Pela primeira vez, vi artistas olhando aos olhos de convidados internacionais sem pressa, perdendo a urgência própria das vendas circunstanciais, assim como programadores interessados em conhecer pessoas e não apenas obras catalogáveis ao utilitarismo imediato das lacunas de suas próximas programações. O entendimento comum era do futuro existir como possibilidade a reencontros produtivos e criativos, nos quais as parcerias se realizarão a partir do reconhecimento mútuo. Sem isso, como pude acompanhar em outras práticas, o artista é somente um subproduto de programadores, e programadores se tornam mero mecanismo de mercantilização de artistas. O Festival Contemporâneo de São Paulo demonstrou o quanto isso pode ser facilmente superado sem precisar fazer do gesto um acontecimento midiático superficial, propondo a aproximação humana do artista, com suas crises, dúvidas, temores, ansiedades, valores, inquietações, vontades, tentativas, respostas e perguntas. Um experimento novo, especial e único, até aonde percebo também pelos relatos de artistas que participaram de encontros iguais em outros festivais.

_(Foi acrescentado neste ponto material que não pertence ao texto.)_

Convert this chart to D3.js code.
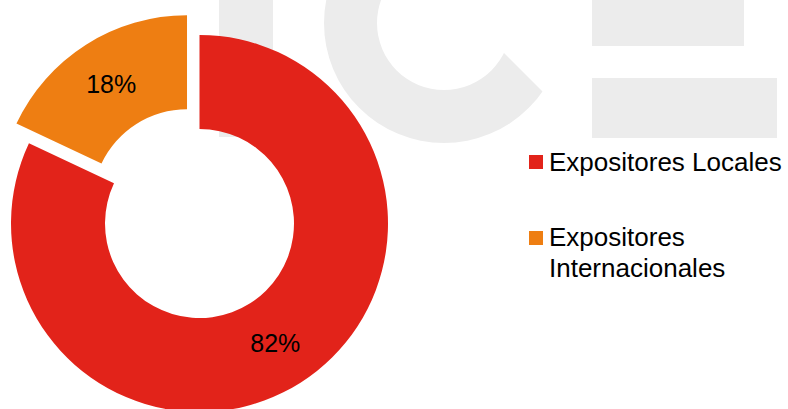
<!DOCTYPE html>
<html>
<head>
<meta charset="utf-8">
<script src="https://cdn.jsdelivr.net/npm/d3@7"></script>
<style>
  body { margin: 0; background: #fff; }
  svg { display: block; font-family: "Liberation Sans", Arial, sans-serif; }
</style>
</head>
<body>
<div id="chart"></div>
<script>
// data
const categories = ["Expositores Locales", "Expositores Internacionales"];
const values = [82, 18];
const colors = ["#e2231a", "#ee7e12"];
const exploded = [false, true];

const width = 788, height = 409;

const svg = d3.select("#chart").append("svg")
    .attr("width", width)
    .attr("height", height);

// faint logo watermark behind the chart
const wm = svg.append("g").attr("fill", "#ececec");
wm.append("rect").attr("x", 219).attr("y", 0).attr("width", 54).attr("height", 137);
wm.append("rect").attr("x", 592).attr("y", 0).attr("width", 152).attr("height", 46);
wm.append("rect").attr("x", 592).attr("y", 78).attr("width", 185).attr("height", 60);
svg.append("clipPath").attr("id", "c-cut")
    .append("polygon").attr("points", "-100,-551 1100,649 -100,649");
wm.append("g")
    .attr("clip-path", "url(#c-cut)")
  .append("path")
    .attr("d", d3.arc().innerRadius(67).outerRadius(120).startAngle(0).endAngle(2 * Math.PI)())
    .attr("transform", "translate(444,23)");

// donut
const cx = 199.5, cy = 223.5;
const innerR = 94.5, outerR = 188.5;
const explode = 23.3;

const total = d3.sum(values);
const pie = d3.pie().sort(null).value(d => d)(values);
const arc = d3.arc().innerRadius(innerR).outerRadius(outerR);

const offset = (d, i) => {
    if (!exploded[i]) return [0, 0];
    const a = (d.startAngle + d.endAngle) / 2;
    return [Math.sin(a) * explode, -Math.cos(a) * explode];
};

const slices = svg.append("g")
    .attr("transform", `translate(${cx},${cy})`)
    .selectAll("g").data(pie).enter().append("g")
    .attr("transform", (d, i) => `translate(${offset(d, i)})`);

slices.append("path")
    .attr("d", arc)
    .attr("fill", (d, i) => colors[i]);

slices.append("text")
    .attr("transform", d => `translate(${arc.centroid(d)})`)
    .attr("text-anchor", "middle")
    .attr("dy", "0.36em")
    .attr("font-size", 25)
    .attr("fill", "#000")
    .text(d => Math.round(d.value / total * 100) + "%");

// legend
const legendX = 529, legendY = 171, itemGap = 75, lineH = 31, maxW = 236;
const legend = svg.append("g");

categories.forEach((name, i) => {
    const y = legendY + i * itemGap;
    legend.append("rect")
        .attr("x", legendX)
        .attr("y", y - 16 + (i ? 1 : 0))
        .attr("width", 14)
        .attr("height", 14)
        .attr("fill", colors[i]);

    const t = legend.append("text")
        .attr("x", legendX + 20)
        .attr("y", y)
        .attr("font-size", 26)
        .attr("fill", "#000");

    // simple word wrap
    const words = name.split(" ");
    let line = [], ln = 0;
    let tspan = t.append("tspan").attr("x", legendX + 20).attr("y", y);
    words.forEach(w => {
        line.push(w);
        tspan.text(line.join(" "));
        if (tspan.node().getComputedTextLength() > maxW && line.length > 1) {
            line.pop();
            tspan.text(line.join(" "));
            line = [w];
            ln++;
            tspan = t.append("tspan").attr("x", legendX + 20).attr("y", y + ln * lineH).text(w);
        }
    });
});
</script>
</body>
</html>
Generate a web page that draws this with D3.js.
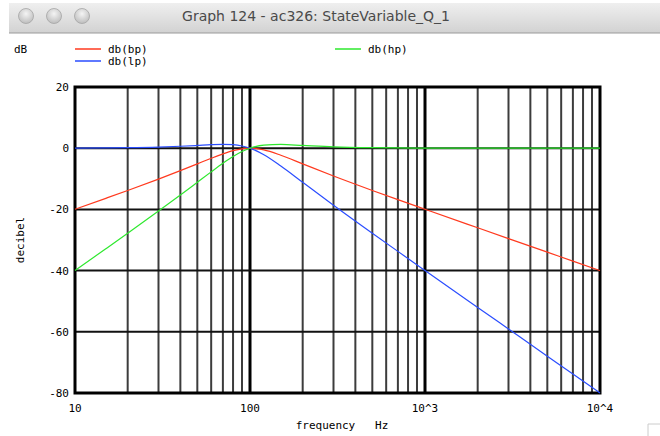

De fato, poucos convidados e certeiros aos artistas que lhe interessariam. Poucos artistas e precisos às curiosidades dos programadores. Uma curadoria generosa a ambos, em que o importante não fora tornar o pitch um evento, mas uma possibilidade afetiva de desenvolvimento de futuros. Não haveria de ser diferente, tratando-se de Adriana e Amaury. Desde que os acompanho, a gentileza tem sido a marca de suas ações. Com apenas dois espetáculos, o Festival Contemporâneo de São Paulo conquista 2019 provando não se tratar de insistir em ser quantitativo ou pela espetacularização de nomes e escolhas, e sim do quanto reunir e estar junto posse ser transformador a um pequeno grupo capaz de espalhar e multiplicar ideias por muitos canto. Tenho a expectativa de em breve ter notícias sobre muitos que se apresentaram nesse pitch em diversas programações. E que a Europa é mesmo logo ali, basta sabermos seduzir a partir daquilo que somos, e não apenas do que temos. Porque, diante o quadro geral da cultura no Brasil, certamente passaremos por um período em que teremos cada vez menos, o que não quer dizer que deixaremos de existir.